» **WRITTEN PROBLEM**: Each line from the top of the listing through the one holding "(gop-t2) at (541,832);" should be restated word for word, with nothing added and no pictures.

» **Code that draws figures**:

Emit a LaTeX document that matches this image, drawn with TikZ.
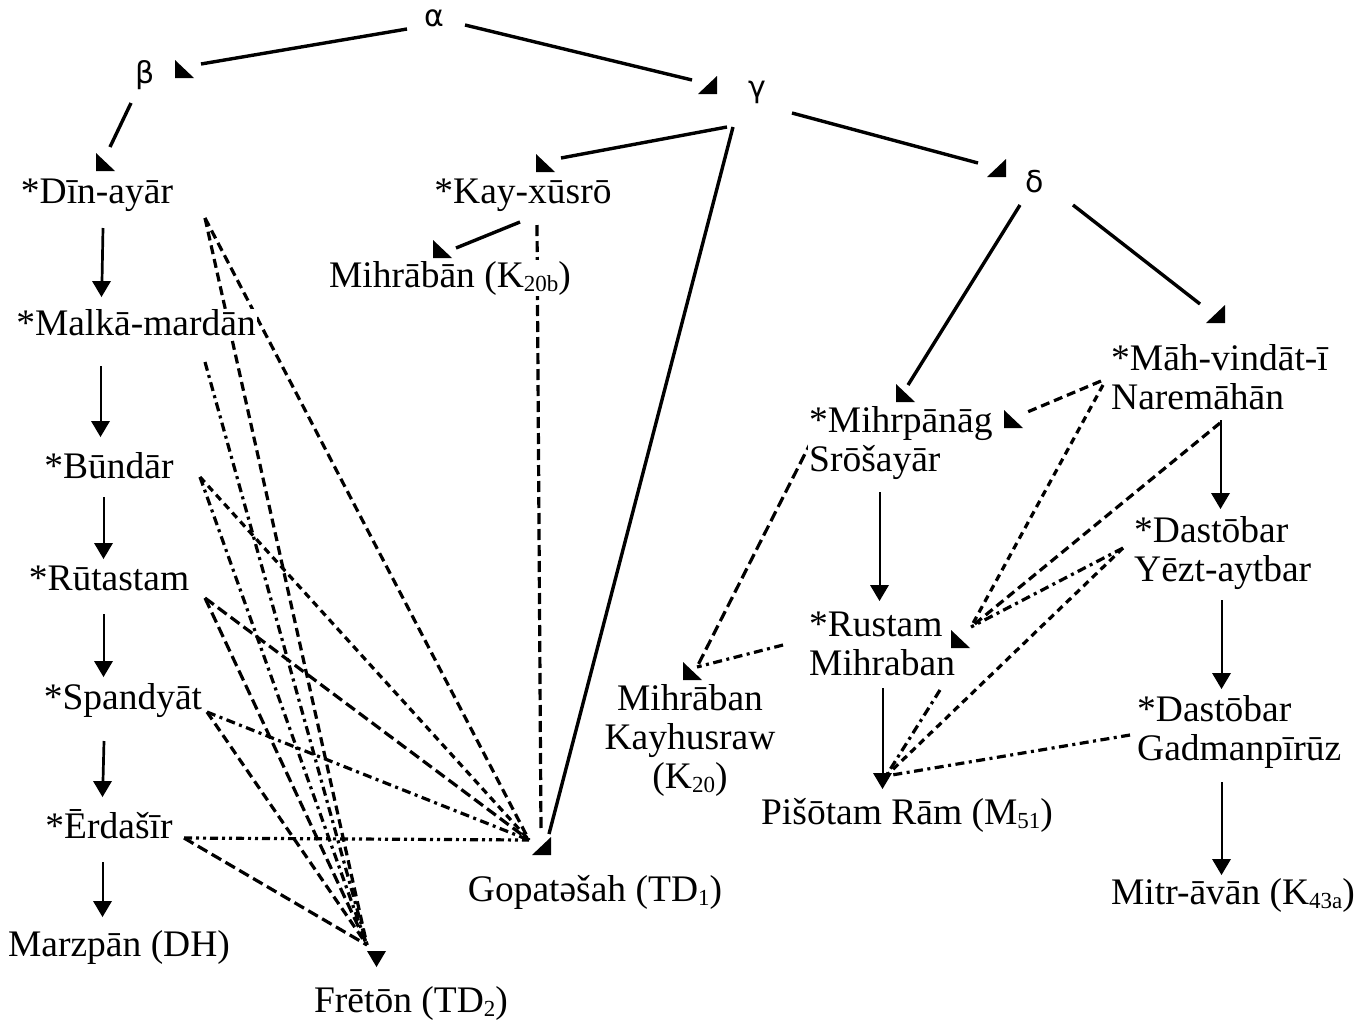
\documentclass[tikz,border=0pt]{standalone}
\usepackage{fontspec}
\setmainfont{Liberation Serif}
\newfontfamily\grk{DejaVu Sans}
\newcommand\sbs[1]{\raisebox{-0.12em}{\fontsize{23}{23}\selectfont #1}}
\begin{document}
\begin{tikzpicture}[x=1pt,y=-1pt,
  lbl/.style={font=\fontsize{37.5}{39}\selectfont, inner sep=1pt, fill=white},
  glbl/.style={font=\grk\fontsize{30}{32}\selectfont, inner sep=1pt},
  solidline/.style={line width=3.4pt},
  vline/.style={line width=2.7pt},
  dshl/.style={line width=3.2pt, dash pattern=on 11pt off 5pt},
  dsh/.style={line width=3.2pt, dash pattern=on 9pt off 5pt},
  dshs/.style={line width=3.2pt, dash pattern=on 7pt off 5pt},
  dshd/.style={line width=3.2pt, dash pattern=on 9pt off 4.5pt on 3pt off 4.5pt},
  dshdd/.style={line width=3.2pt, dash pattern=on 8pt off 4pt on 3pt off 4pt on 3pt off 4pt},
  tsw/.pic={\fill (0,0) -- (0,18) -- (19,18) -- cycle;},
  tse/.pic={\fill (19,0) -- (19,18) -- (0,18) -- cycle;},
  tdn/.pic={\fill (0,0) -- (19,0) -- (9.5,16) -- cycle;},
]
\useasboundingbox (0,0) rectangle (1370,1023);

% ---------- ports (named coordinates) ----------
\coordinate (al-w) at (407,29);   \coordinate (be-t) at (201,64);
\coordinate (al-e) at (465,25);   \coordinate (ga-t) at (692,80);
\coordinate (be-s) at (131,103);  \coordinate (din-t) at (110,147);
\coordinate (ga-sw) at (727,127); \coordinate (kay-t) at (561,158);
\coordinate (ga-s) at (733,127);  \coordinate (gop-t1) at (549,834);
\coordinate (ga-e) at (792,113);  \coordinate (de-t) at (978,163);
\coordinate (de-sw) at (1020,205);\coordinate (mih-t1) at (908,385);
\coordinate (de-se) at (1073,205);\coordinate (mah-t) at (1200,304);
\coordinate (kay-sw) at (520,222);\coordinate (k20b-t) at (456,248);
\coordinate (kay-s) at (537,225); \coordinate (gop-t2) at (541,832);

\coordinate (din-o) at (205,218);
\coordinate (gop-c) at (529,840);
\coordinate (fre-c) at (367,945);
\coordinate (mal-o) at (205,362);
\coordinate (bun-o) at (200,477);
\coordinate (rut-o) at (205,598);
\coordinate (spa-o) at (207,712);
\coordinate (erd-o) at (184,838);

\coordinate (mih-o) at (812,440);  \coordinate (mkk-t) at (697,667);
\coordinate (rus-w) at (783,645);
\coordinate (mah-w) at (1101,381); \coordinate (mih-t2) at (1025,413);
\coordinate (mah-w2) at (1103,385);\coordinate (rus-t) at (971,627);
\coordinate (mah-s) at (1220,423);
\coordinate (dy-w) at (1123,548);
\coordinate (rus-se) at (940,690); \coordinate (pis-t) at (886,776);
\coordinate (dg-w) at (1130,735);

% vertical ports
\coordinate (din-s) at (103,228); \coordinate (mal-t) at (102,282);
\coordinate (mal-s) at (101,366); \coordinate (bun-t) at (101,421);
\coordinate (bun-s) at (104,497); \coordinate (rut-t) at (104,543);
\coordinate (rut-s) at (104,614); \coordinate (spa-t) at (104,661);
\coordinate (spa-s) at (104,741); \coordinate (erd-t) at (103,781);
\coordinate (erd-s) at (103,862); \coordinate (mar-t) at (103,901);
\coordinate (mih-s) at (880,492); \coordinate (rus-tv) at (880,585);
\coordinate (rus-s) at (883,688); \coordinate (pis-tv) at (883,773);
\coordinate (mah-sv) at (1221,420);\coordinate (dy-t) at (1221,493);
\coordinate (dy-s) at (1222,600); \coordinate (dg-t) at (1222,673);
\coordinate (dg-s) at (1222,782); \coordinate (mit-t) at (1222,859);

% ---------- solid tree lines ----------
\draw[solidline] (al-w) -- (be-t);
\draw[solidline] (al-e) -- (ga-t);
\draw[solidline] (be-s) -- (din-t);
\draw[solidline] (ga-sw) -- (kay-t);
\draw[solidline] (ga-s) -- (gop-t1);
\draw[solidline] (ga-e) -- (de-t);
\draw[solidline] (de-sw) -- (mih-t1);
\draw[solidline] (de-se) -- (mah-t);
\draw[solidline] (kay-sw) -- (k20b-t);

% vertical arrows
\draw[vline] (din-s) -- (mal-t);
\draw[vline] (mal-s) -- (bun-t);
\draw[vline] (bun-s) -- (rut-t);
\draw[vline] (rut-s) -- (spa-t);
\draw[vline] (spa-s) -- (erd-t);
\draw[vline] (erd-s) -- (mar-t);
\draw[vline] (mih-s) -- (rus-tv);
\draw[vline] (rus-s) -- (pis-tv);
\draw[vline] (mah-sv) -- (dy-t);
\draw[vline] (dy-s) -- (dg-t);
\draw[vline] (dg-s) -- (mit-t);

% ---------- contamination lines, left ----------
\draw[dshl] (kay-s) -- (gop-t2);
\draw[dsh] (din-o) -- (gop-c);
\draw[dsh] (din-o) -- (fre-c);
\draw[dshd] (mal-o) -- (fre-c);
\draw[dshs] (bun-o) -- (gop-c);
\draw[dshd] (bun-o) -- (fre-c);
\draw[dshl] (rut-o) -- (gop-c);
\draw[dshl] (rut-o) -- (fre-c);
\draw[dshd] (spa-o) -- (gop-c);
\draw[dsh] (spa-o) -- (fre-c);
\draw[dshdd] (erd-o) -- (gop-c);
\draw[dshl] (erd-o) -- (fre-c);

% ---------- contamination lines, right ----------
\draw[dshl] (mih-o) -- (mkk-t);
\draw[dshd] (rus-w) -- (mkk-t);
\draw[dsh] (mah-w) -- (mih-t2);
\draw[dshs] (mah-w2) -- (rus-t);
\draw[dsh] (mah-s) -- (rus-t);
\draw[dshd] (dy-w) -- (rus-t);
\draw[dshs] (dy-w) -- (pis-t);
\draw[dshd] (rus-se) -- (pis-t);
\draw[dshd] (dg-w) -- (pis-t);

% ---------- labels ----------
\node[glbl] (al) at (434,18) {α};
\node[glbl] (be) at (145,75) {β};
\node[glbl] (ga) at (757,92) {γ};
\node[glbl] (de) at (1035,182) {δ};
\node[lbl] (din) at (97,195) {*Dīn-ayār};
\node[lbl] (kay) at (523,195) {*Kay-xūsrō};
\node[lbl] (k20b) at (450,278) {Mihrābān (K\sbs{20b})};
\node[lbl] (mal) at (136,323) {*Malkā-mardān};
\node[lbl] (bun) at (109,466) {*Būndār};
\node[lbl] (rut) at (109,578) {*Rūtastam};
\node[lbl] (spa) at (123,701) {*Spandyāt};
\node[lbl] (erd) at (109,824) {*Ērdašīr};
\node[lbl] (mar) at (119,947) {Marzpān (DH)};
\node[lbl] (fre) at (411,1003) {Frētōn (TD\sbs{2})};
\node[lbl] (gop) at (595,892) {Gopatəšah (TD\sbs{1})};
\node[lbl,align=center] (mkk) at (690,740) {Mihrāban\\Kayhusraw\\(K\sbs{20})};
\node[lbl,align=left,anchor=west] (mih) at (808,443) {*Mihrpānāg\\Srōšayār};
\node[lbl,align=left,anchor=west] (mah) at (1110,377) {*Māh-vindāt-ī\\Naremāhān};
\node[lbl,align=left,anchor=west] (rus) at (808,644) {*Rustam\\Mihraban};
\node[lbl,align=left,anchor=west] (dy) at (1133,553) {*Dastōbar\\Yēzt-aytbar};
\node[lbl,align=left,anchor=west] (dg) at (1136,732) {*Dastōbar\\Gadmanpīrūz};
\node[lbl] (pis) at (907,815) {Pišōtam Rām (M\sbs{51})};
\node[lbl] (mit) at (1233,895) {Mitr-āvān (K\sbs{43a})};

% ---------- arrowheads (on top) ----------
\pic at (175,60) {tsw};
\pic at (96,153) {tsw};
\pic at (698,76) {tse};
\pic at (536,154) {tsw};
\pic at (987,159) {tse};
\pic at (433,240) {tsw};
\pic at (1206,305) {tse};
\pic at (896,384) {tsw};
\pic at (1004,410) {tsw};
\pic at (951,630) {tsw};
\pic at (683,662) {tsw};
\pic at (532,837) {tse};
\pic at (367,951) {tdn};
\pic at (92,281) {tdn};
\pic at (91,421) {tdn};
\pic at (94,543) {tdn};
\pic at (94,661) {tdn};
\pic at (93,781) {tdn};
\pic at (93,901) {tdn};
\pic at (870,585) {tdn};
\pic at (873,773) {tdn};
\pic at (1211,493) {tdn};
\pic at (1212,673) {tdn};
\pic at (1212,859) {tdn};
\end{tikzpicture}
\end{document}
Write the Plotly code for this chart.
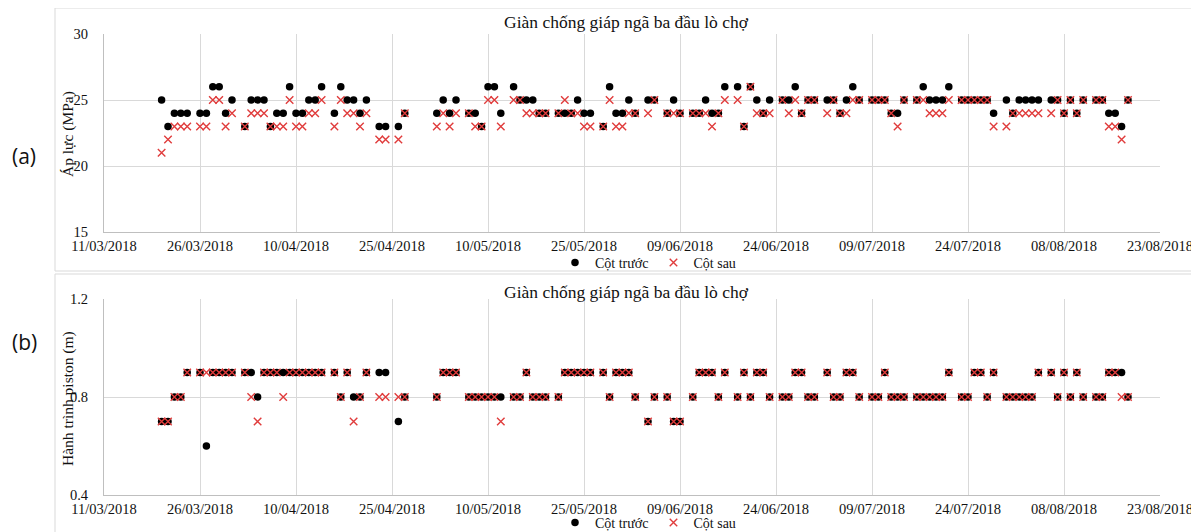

» **EXERCISE RESPONSE**:
Emit a LaTeX document that matches this image, drawn with TikZ.
\documentclass[tikz,border=0pt]{standalone}
\usepackage{fontspec}
\setmainfont{Liberation Serif}
\newfontfamily\grk{DejaVu Sans}
\newcommand\sbs[1]{\raisebox{-0.12em}{\fontsize{23}{23}\selectfont #1}}
\begin{document}
\begin{tikzpicture}[x=1pt,y=-1pt,
  lbl/.style={font=\fontsize{37.5}{39}\selectfont, inner sep=1pt, fill=white},
  glbl/.style={font=\grk\fontsize{30}{32}\selectfont, inner sep=1pt},
  solidline/.style={line width=3.4pt},
  vline/.style={line width=2.7pt},
  dshl/.style={line width=3.2pt, dash pattern=on 11pt off 5pt},
  dsh/.style={line width=3.2pt, dash pattern=on 9pt off 5pt},
  dshs/.style={line width=3.2pt, dash pattern=on 7pt off 5pt},
  dshd/.style={line width=3.2pt, dash pattern=on 9pt off 4.5pt on 3pt off 4.5pt},
  dshdd/.style={line width=3.2pt, dash pattern=on 8pt off 4pt on 3pt off 4pt on 3pt off 4pt},
  tsw/.pic={\fill (0,0) -- (0,18) -- (19,18) -- cycle;},
  tse/.pic={\fill (19,0) -- (19,18) -- (0,18) -- cycle;},
  tdn/.pic={\fill (0,0) -- (19,0) -- (9.5,16) -- cycle;},
]
\useasboundingbox (0,0) rectangle (1370,1023);

% ---------- ports (named coordinates) ----------
\coordinate (al-w) at (407,29);   \coordinate (be-t) at (201,64);
\coordinate (al-e) at (465,25);   \coordinate (ga-t) at (692,80);
\coordinate (be-s) at (131,103);  \coordinate (din-t) at (110,147);
\coordinate (ga-sw) at (727,127); \coordinate (kay-t) at (561,158);
\coordinate (ga-s) at (733,127);  \coordinate (gop-t1) at (549,834);
\coordinate (ga-e) at (792,113);  \coordinate (de-t) at (978,163);
\coordinate (de-sw) at (1020,205);\coordinate (mih-t1) at (908,385);
\coordinate (de-se) at (1073,205);\coordinate (mah-t) at (1200,304);
\coordinate (kay-sw) at (520,222);\coordinate (k20b-t) at (456,248);
\coordinate (kay-s) at (537,225); \coordinate (gop-t2) at (541,832);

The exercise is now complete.